M. Guntur Hamzah Paparkan Kekayaan BUMN dalam Putusan MK

JAKARTA, HUMAS MKRI – Persoalan harta kekayaan Badan Usaha Milik Negara (BUMN) memang selalu menjadi perdebatan. Di satu sisi, ada yang melihat hal itu merupakan kekayaan yang dipisahkan. Di sisi lain, hal itu merupakan kekayaan negara.

“Ini memang menimbulkan dilematis. Tetapi ada juga para direksi, komisaris yang terlibat dalam pengambilan putusan dalam sebuah badan usaha milik negara. Apalagi kalau itu sudah berstatus perseroan terbatas, ini makin menambah dilematis,” ujar M. Guntur Hamzah selaku narasumber acara “Perusahaan BUMN, Business Judgement Rule atau Kerugian Negara?” yang diselenggarakan Hasanuddin Law Study Centre (HLSC) Fakultas Hukum Universitas Hasanuddin (Unhas) pada Jumat (21/8/2020) secara virtual.

“Yang pertama saya ingin mengatakan bahwa posisi saya di sini bukan selaku Sekjen ya. Tapi selaku warga Fakultas Hukum Unhas. Meskipun tidak bisa dipisahkan posisi saya selaku dosen, dengan saya selaku Sekjen,” kata Guntur yang menyampaikan materi “Harta Kekayaan BUMN dalam Putusan Mahkamah Konstitusi”.
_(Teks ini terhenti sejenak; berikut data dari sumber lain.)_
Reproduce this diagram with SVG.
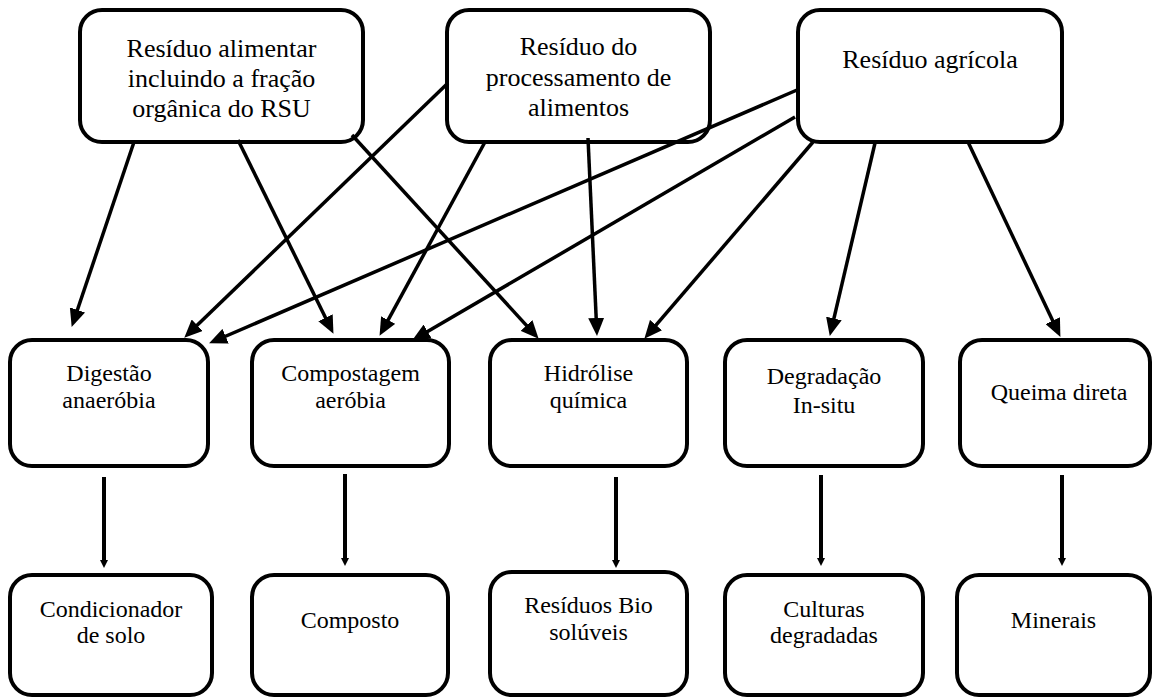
<svg xmlns="http://www.w3.org/2000/svg" width="1153" height="698" viewBox="0 0 1153 698">
  <style>
    .box { fill: #ffffff; stroke: #000000; stroke-width: 4; }
    .lbl { font-family: "Liberation Serif", "Times New Roman", serif; fill: #000000; text-anchor: middle; }
    .top { font-size: 26px; }
    .mid { font-size: 24px; }
    .link { stroke: #000000; stroke-width: 3.5; fill: none; marker-end: url(#head); }
    .drop { stroke: #000000; stroke-width: 4; fill: none; marker-end: url(#small); }
  </style>
  <defs>
    <marker id="head" markerUnits="userSpaceOnUse" markerWidth="18" markerHeight="16" refX="7" refY="8" orient="auto">
      <path d="M0,0 L18,8 L0,16 z" fill="#000000"/>
    </marker>
    <marker id="small" markerUnits="userSpaceOnUse" markerWidth="8" markerHeight="8" refX="3" refY="4" orient="auto">
      <path d="M0,0 L8,4 L0,8 z" fill="#000000"/>
    </marker>
  </defs>
  <rect width="1153" height="698" fill="#ffffff"/>

  <!-- sources -->
  <g id="residuo-alimentar">
    <rect class="box" x="80" y="10" width="283" height="132" rx="22"/>
    <text class="lbl top" x="221.5" y="57">Resíduo alimentar</text>
    <text class="lbl top" x="221.5" y="87">incluindo a fração</text>
    <text class="lbl top" x="221.5" y="117">orgânica do RSU</text>
  </g>
  <g id="residuo-processamento">
    <rect class="box" x="447" y="10" width="263" height="132" rx="22"/>
    <text class="lbl top" x="578.5" y="55">Resíduo do</text>
    <text class="lbl top" x="578.5" y="86">processamento de</text>
    <text class="lbl top" x="578.5" y="116">alimentos</text>
  </g>
  <g id="residuo-agricola">
    <rect class="box" x="798" y="10" width="264" height="132" rx="22"/>
    <text class="lbl top" x="930" y="68">Resíduo agrícola</text>
  </g>

  <!-- processes -->
  <g id="digestao">
    <rect class="box" x="10" y="340" width="198" height="126" rx="22"/>
    <text class="lbl mid" x="109" y="381">Digestão</text>
    <text class="lbl mid" x="109" y="408">anaeróbia</text>
  </g>
  <g id="compostagem">
    <rect class="box" x="252" y="340" width="197" height="126" rx="22"/>
    <text class="lbl mid" x="350.5" y="381">Compostagem</text>
    <text class="lbl mid" x="350.5" y="408">aeróbia</text>
  </g>
  <g id="hidrolise">
    <rect class="box" x="490" y="340" width="197" height="126" rx="22"/>
    <text class="lbl mid" x="588.5" y="381">Hidrólise</text>
    <text class="lbl mid" x="588.5" y="408">química</text>
  </g>
  <g id="degradacao">
    <rect class="box" x="725" y="340" width="198" height="126" rx="22"/>
    <text class="lbl mid" x="824" y="384">Degradação</text>
    <text class="lbl mid" x="824" y="413">In-situ</text>
  </g>
  <g id="queima">
    <rect class="box" x="960" y="340" width="190" height="126" rx="22"/>
    <text class="lbl mid" x="1059" y="400">Queima direta</text>
  </g>

  <!-- products -->
  <g id="condicionador">
    <rect class="box" x="10" y="575" width="202" height="120" rx="22"/>
    <text class="lbl mid" x="111" y="617">Condicionador</text>
    <text class="lbl mid" x="111" y="643">de solo</text>
  </g>
  <g id="composto">
    <rect class="box" x="252" y="575" width="196" height="120" rx="22"/>
    <text class="lbl mid" x="350" y="628">Composto</text>
  </g>
  <g id="residuos-bio">
    <rect class="box" x="490" y="572" width="197" height="123" rx="22"/>
    <text class="lbl mid" x="588.5" y="613">Resíduos Bio</text>
    <text class="lbl mid" x="588.5" y="640">solúveis</text>
  </g>
  <g id="culturas">
    <rect class="box" x="725" y="575" width="198" height="120" rx="22"/>
    <text class="lbl mid" x="824" y="617">Culturas</text>
    <text class="lbl mid" x="824" y="643">degradadas</text>
  </g>
  <g id="minerais">
    <rect class="box" x="957" y="575" width="193" height="120" rx="22"/>
    <text class="lbl mid" x="1053.5" y="628">Minerais</text>
  </g>

  <!-- connectors -->
  <g id="connectors">
    <line class="link" x1="134" y1="142" x2="75.2" y2="316.5"/>
    <line class="link" x1="238" y1="140" x2="328.6" y2="324"/>
    <line class="link" x1="352" y1="135" x2="531.2" y2="330.6"/>
    <line class="link" x1="448" y1="83" x2="192.2" y2="330.1"/>
    <line class="link" x1="485" y1="142" x2="384.8" y2="326.2"/>
    <line class="link" x1="588" y1="138" x2="596.5" y2="325"/>
    <line class="link" x1="797" y1="90" x2="219.2" y2="339"/>
    <line class="link" x1="795" y1="117" x2="421.6" y2="335"/>
    <line class="link" x1="813" y1="142" x2="651.5" y2="330.4"/>
    <line class="link" x1="875" y1="143" x2="832.3" y2="325.3"/>
    <line class="link" x1="968" y1="142" x2="1055.7" y2="327"/>
    <line class="drop" x1="104" y1="477" x2="104" y2="563"/>
    <line class="drop" x1="345" y1="474" x2="345" y2="561"/>
    <line class="drop" x1="616" y1="477" x2="616" y2="563"/>
    <line class="drop" x1="821" y1="475" x2="821" y2="561"/>
    <line class="drop" x1="1062" y1="475" x2="1062" y2="561"/>
  </g>
</svg>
Mengacu pada ketentuan Undang-Undang Nomor 19 Tahun 2003 tentang Badan Usaha Milik Negara (UU BUMN) dan Undang-Undang Nomor 17 Tahun 2003 tentang Keuangan Negara (UU Keuangan Negara), menurut Guntur, menimbulkan paradigma yang berbeda dalam melihat sudut pandang kekayaan BUMN. UU BUMN menyebutkan kekayaan BUMN merupakan kekayaan yang dipisahkan. Sementara UU Keuangan Negara menegaskan kekayaan BUMN merupakan bagian dari kekayaan negara.

Guntur bertutur, Pasal 1 ayat (1) UU BUMN menyebutkan, “Badan Usaha Milik Negara, yang selanjutnya disebut BUMN, adalah badan usaha yang seluruh atau sebagian besar modalnya dimiliki oleh negara melalui penyertaan secara langsung yang berasal dari kekayaan negara yang dipisahkan.” Tapi perlu dipahami, ternyata perspektif UU Keuangan Negara melihat uang negara yang berasal dari hasil pajak, sumber daya alam, semuanya ini merupakan kekayaan negara yang diatur dalam Undang-Undang Keuangan Negara. Hal ini disebutkan dalam Pasal 2 UU Keuangan Negara yang menyatakan, “Keuangan Negara sebagaimana dimaksud dalam Pasal 1 angka 1, meliputi: (g) kekayaan negara/kekayaan daerah yang dikelola sendiri atau oleh pihak lain berupa uang, surat berharga, piutang, barang, serta hak-hak lain yang dapat dinilai dengan uang, termasuk kekayaan yang dipisahkan pada perusahaan negara/ perusahaan daerah;”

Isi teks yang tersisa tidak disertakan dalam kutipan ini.